Il faut dire que la population ayant si bien assimilé le mécanisme, il ne viendrait à l'idée de personne de passer par la filière officielle pour une quelconque démarche, on commencera, toujours, par la combine, c'est-à-dire rechercher les relations susceptibles de faire aboutir ladite démarche. Alors, c'est ainsi ' Apparemment oui, car les Algériens sont, en définitive, travaillés par la fièvre du passe-droit et de l'arrivisme !
Et leurs élus, tout comme leurs responsables, se servent des institutions comme de leur propre bien. Aucun contrôle, ou presque, ne pèse sur eux, au sens macro et micro-économique. On ouvre des milliers de postes de travail bidon, ceux du filet social notamment, pour satisfaire la révolte et on couvre d'avantages tous ceux qui font la grève, pour acheter la paix sociale '
Et la preuve a été donnée par un ancien ministre du Travail qui avait annoncé officiellement qu' « il n'est pas question de poursuivre les bénéficiaires des crédits ANSEJ qui ne s'acquittent pas de leurs dettes » !
Les banques, déjà accusées de frilosité, peuvent attendre.
Mais si tout le monde « traficote » et se tourne les pouces, et de plus ne respecte pas la loi, comment la machine pourrait-elle, vaille que vaille, continuer de fonctionner '
Aujourd'hui hélas, nos universités sont à la traîne du monde arabe et même en Afrique mais, faut-il l'admettre, le mal n'est pas dans nos étudiants, il est à rechercher chez les enseignants, médiocres pour la plupart, doctorants bidon par milliers qui ont pris le système universitaire en otage : l'université ne produit pas de génies capables de prendre en charge le défi du développement du pays !
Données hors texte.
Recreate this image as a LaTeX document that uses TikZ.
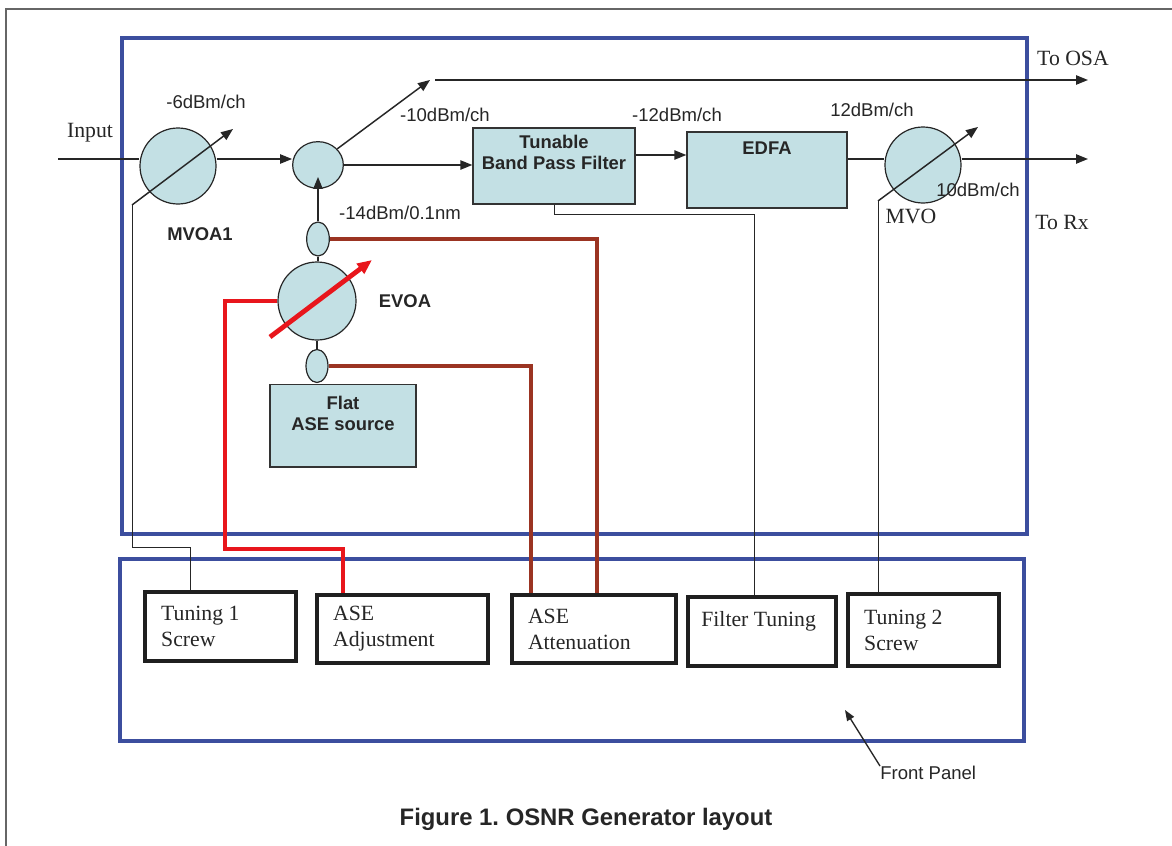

Les Chinois et les Canadiens conçoivent et construisent pour nous, non pas des satellites, mais nos routes, nos logements et même notre grande mosquée : vont-ils pour autant rester chez nous à nous accompagner dans l'entretien de ces réalisations pour lesquelles nous continuerons à débourser des budgets en devises '
Les Algériens, c'est vrai, sont aussi fatigués que blasés à telle enseigne qu'ils affichent leur défiance pour tout et partout.
On est arrivé progressivement à une impasse !
Les walis n'ont pas amélioré le développement local, encore moins créé de l'emploi et de la richesse !
Certes, l'eau coule quand même dans les robinets, les hôpitaux fonctionnent cahin-caha, des milliers d'enfants sont chaque rentrée scolarisés avec force démonstration, ce qui donne l'impression que le pays bouge, mais pas assez. La faute au « dirigisme » d'Etat, de la lourdeur bureaucratique qui fait de la résistance, des banques timorées et surtout du choix du développement économique qui reste à inventer.
Force est de constater aussi que les investisseurs nationaux ne trouvent aucun intérêt ou si peu, à aller vers la production nationale malgré toutes les facilités qui leur ont été accordées en matière de foncier ou de diminution de la pression fiscale ; dans ce cas-là, il ne faut pas s'étonner que les étrangers, règle du 49/51 ou pas, fassent preuve de peu d'engagement !
Mais que peut faire le gouvernement pour gérer les complexités du pays '
Un pays bientôt sans pétrole ni gaz ! Il est juste appelé à gérer les urgences, les révoltes du logement et de l'emploi et des inondations et des incendies pour cause de défaillance des collectivités locales souvent incompétentes, voire même corrompues à voir le nombre d'élus déférés aux tribunaux !
Dans les villes, sales, dépourvues de commodités et aussi d'espaces culturels, sportifs et de loisirs, c'est l'ennui, les tracasseries de la circulation automobile, les petits boulots de l'informel, le piston et la course au visa pour ceux qui veulent voir ailleurs !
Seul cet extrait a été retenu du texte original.